The call came over the radio and I hit the lights and siren. A drug-crazed
suspect had forced his way into a suburban home on the edge of the community
I
patrolled.
He was gone when we got there, but he had already left a residue of fear
that
would never go away. He’d had the wife down on her living room couch when
the
husband, hearing her screams, grabbed his Walther .32 auto from his night-table
drawer and ran to her aid.
The guy heard him coming, and threw himself to his feet to take the husband.
The guy was big. Then he saw the pistol…and got small.
He backed out the door screaming threats, covering his face like a vampire
in a
late-show movie cringing from a crucifix. By the time the husband had chased
him out,
his wife had run to the bedroom closet and fetched the loaded 12-gauge.
As the
druggie stood on the lawn screaming obscene threats at the homeowner, the
latter
fired a round of birdshot into the air, and the attacker fled into the
woods.
During the hours that followed, as I and a contingent of brother officers
stalked
the suspect through the woods, I reflected on the value of that little
.32 automatic in
that man’s night-table drawer. We’d had a decent response time—we were
on the
scene less than a minute after getting the hysterical phone call—but as
I crept through
the pitch-black woods that night, listening to the sound of the bloodhounds,
I couldn’t
help but wonder what might have happened if he hadn’t had that little gun.
I admit, I
didn’t reflect on it too much at the time, because I was more preoccupied
with the
sounds and movements around me as I still-hunted the brush with a Kel-Lite
flashlight
going on-and-off in one hand, and a Colt .45 automatic in the other. But
I knew damn
well that without the little .32, we might not have gotten the call until
it was too late.
Later that night, when the thing was (bloodlessly) ended, that man came
up to
me and said, “Officer, my wife is afraid they’re going to arrest me for
threatening him
with a gun. They aren’t, are they?”
I put my hand on the guy’s shoulder. I told him he wouldn’t be arrested.
I told
him to come in to the police station Monday morning and see about getting
a “carry”
pistol permit. And then I gave him the address of a friend of mine who
runs a police
equipment shop, and promised him a discount on something bigger than a
.32
automatic. Somewhere in between came a lecture on trusting the frail hook-and-eye
lock on his screen door.
That was then. This is now. Little has changed.

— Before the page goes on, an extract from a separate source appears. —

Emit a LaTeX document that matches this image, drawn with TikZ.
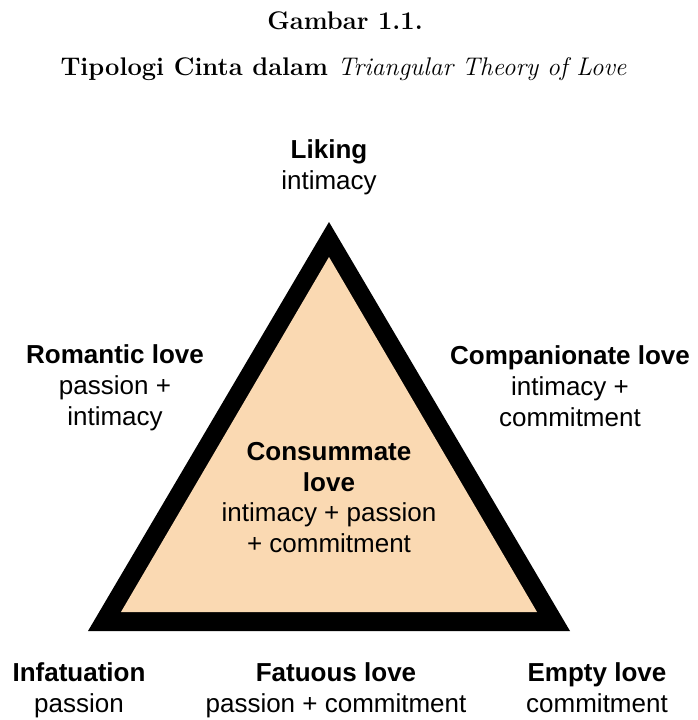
\documentclass[tikz,border=0pt]{standalone}
\usepackage{fontspec}
\newfontfamily\labelfont{Liberation Sans}
\tikzset{
  lbl/.style={anchor=base, inner sep=0.75pt, align=center,
    font=\labelfont\fontsize{26}{30.8}\selectfont},
  ttl/.style={anchor=base, inner sep=0.75pt,
    font=\fontsize{25.5}{30}\selectfont\bfseries}
}
\begin{document}
\begin{tikzpicture}[x=1pt,y=1pt,yscale=-1,xscale=1]
\useasboundingbox (0,0) rectangle (697,720);
%Shape: Triangle (outer border)
\draw  [draw=none, fill={rgb, 255:red, 0; green, 0; blue, 0 }  ,fill opacity=1 ] (88,631) -- (570,631) -- (329,222) -- cycle ;
%Shape: Triangle (inner area)
\draw  [draw=none, fill={rgb, 255:red, 250; green, 217; blue, 178 }  ,fill opacity=1 ] (121,612) -- (537,612) -- (329,257) -- cycle ;
% Title
\draw (345,29.5) node [ttl] (fig) {Gambar 1.1.};
\draw (343.5,75.7) node [ttl] (caption) {Tipologi Cinta dalam {\mdseries\itshape Triangular Theory of Love}};
% Text Node
\draw (329,189) node [lbl] (liking) {\textbf{Liking}\\intimacy};
% Text Node
\draw (115,425.5) node [lbl] (romantic) {\textbf{Romantic love}\\passion +\\intimacy};
% Text Node
\draw (570,426.5) node [lbl] (companionate) {\textbf{Companionate love}\\intimacy +\\commitment};
% Text Node
\draw (329,552.6) node [lbl] (consummate) {\textbf{Consummate}\\\textbf{love}\\intimacy + passion\\+ commitment};
% Text Node
\draw (79,712) node [lbl] (infatuation) {\textbf{Infatuation}\\passion};
% Text Node
\draw (336,712) node [lbl] (fatuous) {\textbf{Fatuous love}\\passion + commitment};
% Text Node
\draw (597,712) node [lbl] (empty) {\textbf{Empty love}\\commitment};
\end{tikzpicture}
\end{document}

The citizen in that incident was about my age, then. With all the intervening
years, he could have died of old age. I hope not. But if he is gone, I
hope it was old
age. An old age the loaded guns he kept where he and his wife could reach
them
bought for them both.
The overwhelming majority of encounters between armed citizens and violent
criminals end just that way, whether in the depths of the inner city or
in the wilderness.
Perpetrator begins to attack. Perpetrator sees gun pointing at him. Perpetrator
suddenly decides that he has made a terrible mistake, and is about to die
from what
I’ve come to call “sudden and acute failure of the victim selection process.”
Perpetrator
either flees or surrenders. End of story. Most of the time. Sometimes,
the predator is
so obsessed or enraged, so drugged out or drunk, or just so unbelievably
stupid that
he continues the attack. When this happens, the citizen/victim has no choice
but to
steady the gun and pull the trigger. This is the moment at which you will
need not only
the wherewithal to do what needs to be done, but the skill and familiarity
with the
firearm to allow you to do so.
The great defensive handgun expert Jeff Cooper once said that combat shooting
training and practice was akin to lifeboat drills on an ocean liner. It
was, one hoped,
the last skill you would ever have to employ during your journey. But,
if you did need it,
it would be a skill you needed desperately.
Let’s go back for a minute to the story I recounted earlier, from the 1970s.
I’m
proud to say that the police response time was fast for a metropolitan
department, let
alone for a small community. Quick question, though: in your now or future
backwoods
home, how long will it take the police to respond once you call them from
your remote
location? And go back to that true story one more time: if that peaceful
rural home had
not been armed, would either the husband or the wife have been able to
make the call
at all?
About the time you read this, two teenage males in a community very close
to
the one my department serves will go on trial for the murder of a respected
middle-aged couple who lived in a somewhat remote home. Neither was able
to
access a gun to prevent being brutally butchered by assailants armed with
combat
knives. They thought they lived in a safe place where people didn’t need
guns, right up
until they were hacked to death in a bloodbath that exceeded the “Clockwork
Orange”
movie.
Owning and responsibly keeping a firearm, and knowing how
and when to use it defensively if you must, is your choice. But so is
participating in the lifeboat drills when you’re on that ocean cruise.
The ones who needed the lifeboat were always glad they spent the
time preparing. The ones who practiced and didn’t need it still
achieved peace of mind.
But, as always, the choice is yours.